▸ **What is expected**
Reproduce the span that opens at the line containing "Clone this chart in matplotlib." and closes at the line containing "150, 130, 145, 40, 250, 125, 270, 30]", both lines included, without alteration and without any other line.

▸ **Data supplied**
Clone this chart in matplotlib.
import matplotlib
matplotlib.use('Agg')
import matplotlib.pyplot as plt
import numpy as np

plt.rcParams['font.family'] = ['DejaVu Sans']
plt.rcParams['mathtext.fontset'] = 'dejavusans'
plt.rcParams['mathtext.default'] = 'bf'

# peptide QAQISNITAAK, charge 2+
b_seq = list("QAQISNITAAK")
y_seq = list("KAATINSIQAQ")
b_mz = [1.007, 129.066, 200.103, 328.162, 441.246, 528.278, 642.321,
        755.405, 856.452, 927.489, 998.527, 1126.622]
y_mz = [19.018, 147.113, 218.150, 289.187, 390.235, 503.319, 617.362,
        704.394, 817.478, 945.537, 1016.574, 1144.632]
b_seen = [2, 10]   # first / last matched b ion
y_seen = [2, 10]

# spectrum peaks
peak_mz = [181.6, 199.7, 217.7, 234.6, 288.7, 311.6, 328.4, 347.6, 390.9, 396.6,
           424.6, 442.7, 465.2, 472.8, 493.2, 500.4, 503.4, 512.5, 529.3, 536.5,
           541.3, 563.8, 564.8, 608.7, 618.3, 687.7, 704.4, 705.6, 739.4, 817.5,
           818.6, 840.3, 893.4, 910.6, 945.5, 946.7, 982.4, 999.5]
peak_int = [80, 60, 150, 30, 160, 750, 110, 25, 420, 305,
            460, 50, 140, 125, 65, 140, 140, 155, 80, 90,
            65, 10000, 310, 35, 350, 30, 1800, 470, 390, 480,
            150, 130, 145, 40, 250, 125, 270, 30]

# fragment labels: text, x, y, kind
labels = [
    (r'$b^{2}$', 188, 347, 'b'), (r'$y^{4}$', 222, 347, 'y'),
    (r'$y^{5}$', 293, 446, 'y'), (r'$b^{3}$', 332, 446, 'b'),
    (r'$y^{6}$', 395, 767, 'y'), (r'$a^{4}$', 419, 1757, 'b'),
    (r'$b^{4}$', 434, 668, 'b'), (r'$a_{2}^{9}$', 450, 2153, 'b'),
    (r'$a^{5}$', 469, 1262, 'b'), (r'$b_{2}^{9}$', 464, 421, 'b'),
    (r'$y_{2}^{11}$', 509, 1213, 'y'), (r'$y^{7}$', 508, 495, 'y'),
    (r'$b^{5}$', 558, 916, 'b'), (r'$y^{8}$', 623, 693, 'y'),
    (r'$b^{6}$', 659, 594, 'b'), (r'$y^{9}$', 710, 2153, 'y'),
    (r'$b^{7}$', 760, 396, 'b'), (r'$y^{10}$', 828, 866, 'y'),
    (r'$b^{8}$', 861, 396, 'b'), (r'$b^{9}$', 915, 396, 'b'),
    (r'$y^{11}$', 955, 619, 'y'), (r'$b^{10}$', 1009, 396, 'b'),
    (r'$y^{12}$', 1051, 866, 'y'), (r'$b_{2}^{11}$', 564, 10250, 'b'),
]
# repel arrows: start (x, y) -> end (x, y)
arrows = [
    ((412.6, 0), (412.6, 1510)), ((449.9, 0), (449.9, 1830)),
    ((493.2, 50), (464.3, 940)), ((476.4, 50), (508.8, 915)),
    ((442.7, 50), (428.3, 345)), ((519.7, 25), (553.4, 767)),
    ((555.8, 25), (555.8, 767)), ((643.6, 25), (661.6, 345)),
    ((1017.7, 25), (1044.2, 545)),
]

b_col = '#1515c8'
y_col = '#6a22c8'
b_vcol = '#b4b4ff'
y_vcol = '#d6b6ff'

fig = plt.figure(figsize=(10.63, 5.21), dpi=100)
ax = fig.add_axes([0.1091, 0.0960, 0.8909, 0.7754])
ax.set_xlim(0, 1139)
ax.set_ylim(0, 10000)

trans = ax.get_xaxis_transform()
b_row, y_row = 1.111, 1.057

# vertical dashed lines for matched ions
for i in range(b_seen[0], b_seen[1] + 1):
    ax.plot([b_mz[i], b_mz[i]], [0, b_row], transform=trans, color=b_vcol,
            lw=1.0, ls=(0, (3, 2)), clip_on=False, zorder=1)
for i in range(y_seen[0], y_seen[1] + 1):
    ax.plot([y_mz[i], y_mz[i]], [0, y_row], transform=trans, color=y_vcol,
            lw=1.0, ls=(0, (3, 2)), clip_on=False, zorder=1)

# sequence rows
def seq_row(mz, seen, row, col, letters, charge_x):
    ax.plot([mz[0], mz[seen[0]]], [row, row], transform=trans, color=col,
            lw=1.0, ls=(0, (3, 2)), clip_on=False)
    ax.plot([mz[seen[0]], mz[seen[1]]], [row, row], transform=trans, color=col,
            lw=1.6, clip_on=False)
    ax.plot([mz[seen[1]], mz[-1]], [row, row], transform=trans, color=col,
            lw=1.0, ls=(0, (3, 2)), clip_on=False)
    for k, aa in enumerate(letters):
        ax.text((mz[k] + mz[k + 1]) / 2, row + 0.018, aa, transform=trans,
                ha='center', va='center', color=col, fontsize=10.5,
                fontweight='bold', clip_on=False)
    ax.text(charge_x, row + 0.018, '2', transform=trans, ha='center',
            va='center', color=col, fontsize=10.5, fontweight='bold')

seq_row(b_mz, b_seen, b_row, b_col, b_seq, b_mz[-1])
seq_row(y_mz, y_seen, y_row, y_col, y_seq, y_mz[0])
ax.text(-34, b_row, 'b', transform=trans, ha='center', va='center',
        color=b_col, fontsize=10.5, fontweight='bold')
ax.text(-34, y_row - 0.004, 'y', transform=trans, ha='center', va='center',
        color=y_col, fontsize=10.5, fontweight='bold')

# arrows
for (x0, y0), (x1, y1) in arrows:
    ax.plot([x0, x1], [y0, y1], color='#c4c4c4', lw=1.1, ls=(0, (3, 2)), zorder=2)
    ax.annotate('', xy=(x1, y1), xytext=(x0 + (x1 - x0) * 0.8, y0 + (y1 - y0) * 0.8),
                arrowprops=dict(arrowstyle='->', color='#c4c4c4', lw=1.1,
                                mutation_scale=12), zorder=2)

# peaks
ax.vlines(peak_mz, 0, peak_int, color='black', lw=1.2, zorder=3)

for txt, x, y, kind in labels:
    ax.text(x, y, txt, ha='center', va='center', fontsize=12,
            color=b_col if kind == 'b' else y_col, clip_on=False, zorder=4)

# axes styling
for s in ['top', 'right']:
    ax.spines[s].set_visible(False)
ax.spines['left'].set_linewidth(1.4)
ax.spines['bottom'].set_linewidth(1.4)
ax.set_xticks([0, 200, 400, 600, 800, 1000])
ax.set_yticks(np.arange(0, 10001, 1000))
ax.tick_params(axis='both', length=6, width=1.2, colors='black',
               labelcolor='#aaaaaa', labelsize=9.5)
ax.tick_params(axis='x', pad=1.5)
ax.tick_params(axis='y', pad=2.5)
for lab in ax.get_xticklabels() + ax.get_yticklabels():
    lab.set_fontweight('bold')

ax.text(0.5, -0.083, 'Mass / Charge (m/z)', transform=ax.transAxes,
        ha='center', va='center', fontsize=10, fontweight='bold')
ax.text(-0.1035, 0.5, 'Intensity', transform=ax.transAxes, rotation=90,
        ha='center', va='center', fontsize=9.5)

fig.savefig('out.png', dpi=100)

...

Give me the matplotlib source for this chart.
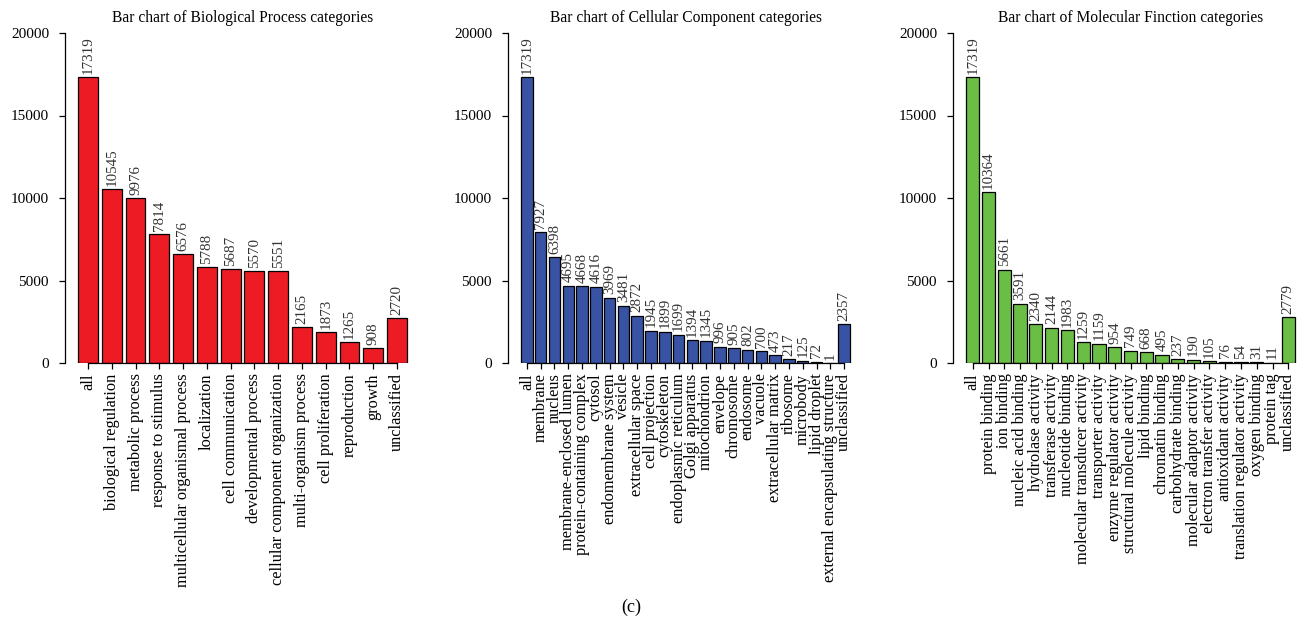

▸ **Exercise result**
Clone this chart in matplotlib.
import matplotlib
matplotlib.use('Agg')
import matplotlib.pyplot as plt
import numpy as np

plt.rcParams['font.family'] = ['DejaVu Sans']
plt.rcParams['mathtext.fontset'] = 'dejavusans'
plt.rcParams['mathtext.default'] = 'bf'

# peptide QAQISNITAAK, charge 2+
b_seq = list("QAQISNITAAK")
y_seq = list("KAATINSIQAQ")
b_mz = [1.007, 129.066, 200.103, 328.162, 441.246, 528.278, 642.321,
        755.405, 856.452, 927.489, 998.527, 1126.622]
y_mz = [19.018, 147.113, 218.150, 289.187, 390.235, 503.319, 617.362,
        704.394, 817.478, 945.537, 1016.574, 1144.632]
b_seen = [2, 10]   # first / last matched b ion
y_seen = [2, 10]

# spectrum peaks
peak_mz = [181.6, 199.7, 217.7, 234.6, 288.7, 311.6, 328.4, 347.6, 390.9, 396.6,
           424.6, 442.7, 465.2, 472.8, 493.2, 500.4, 503.4, 512.5, 529.3, 536.5,
           541.3, 563.8, 564.8, 608.7, 618.3, 687.7, 704.4, 705.6, 739.4, 817.5,
           818.6, 840.3, 893.4, 910.6, 945.5, 946.7, 982.4, 999.5]
peak_int = [80, 60, 150, 30, 160, 750, 110, 25, 420, 305,
            460, 50, 140, 125, 65, 140, 140, 155, 80, 90,
            65, 10000, 310, 35, 350, 30, 1800, 470, 390, 480,
            150, 130, 145, 40, 250, 125, 270, 30]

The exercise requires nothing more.